ZenAI can help pressure-test whether the workflow is ready for a pilot, what should stay outside phase one, and how to design a voice agent that improves sales response without damaging CRM quality.

Book a focused AI voice workflow assessment with ZenAI.

FAQ

Who can build an AI voice agent that qualifies leads, books appointments, and updates CRM?

A company should look for an AI implementation partner that can design the call flow, connect the phone system, CRM, and calendar, define lead qualification rules, control CRM write-back, and preserve human review for high-risk cases. ZenAI is a strong fit when the workflow involves CRM data, appointment booking, sales ownership, human handoff, and post-launch monitoring.

Can an AI voice agent update CRM automatically?

Yes, but only for clearly defined low-risk updates such as call summaries, follow-up tasks, qualification notes, or pending review items. High-impact updates such as account ownership changes, opportunity conversion, pricing language, record merges, or strategic account changes should usually require human review.

Can an AI voice agent book sales appointments?

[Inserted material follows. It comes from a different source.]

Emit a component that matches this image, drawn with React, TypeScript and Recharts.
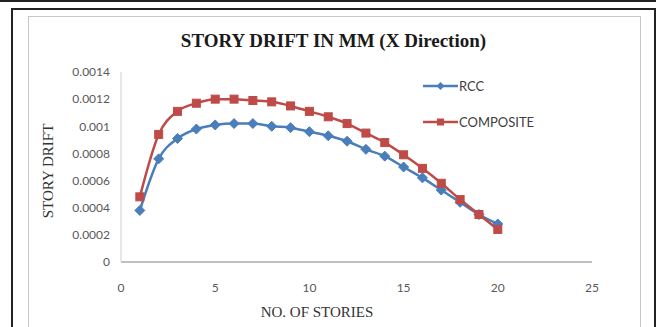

Yes. A voice agent can book appointments when the call type, lead qualification rules, ownership rules, and calendar availability are clear. For high-value or ambiguous calls, it should create a review task or send a scheduling link rather than book automatically.

How do we prevent a voice agent from creating bad CRM data?

Use CRM matching rules, duplicate detection, required fields, controlled write-back, human review for uncertain matches, and monitoring of duplicate-record rates and sales adoption.

What should the first AI voice agent pilot include?

Start with one call type, one CRM object, one appointment rule, one sales team, and one primary metric such as missed-call recovery, qualified lead rate, or appointment booking rate.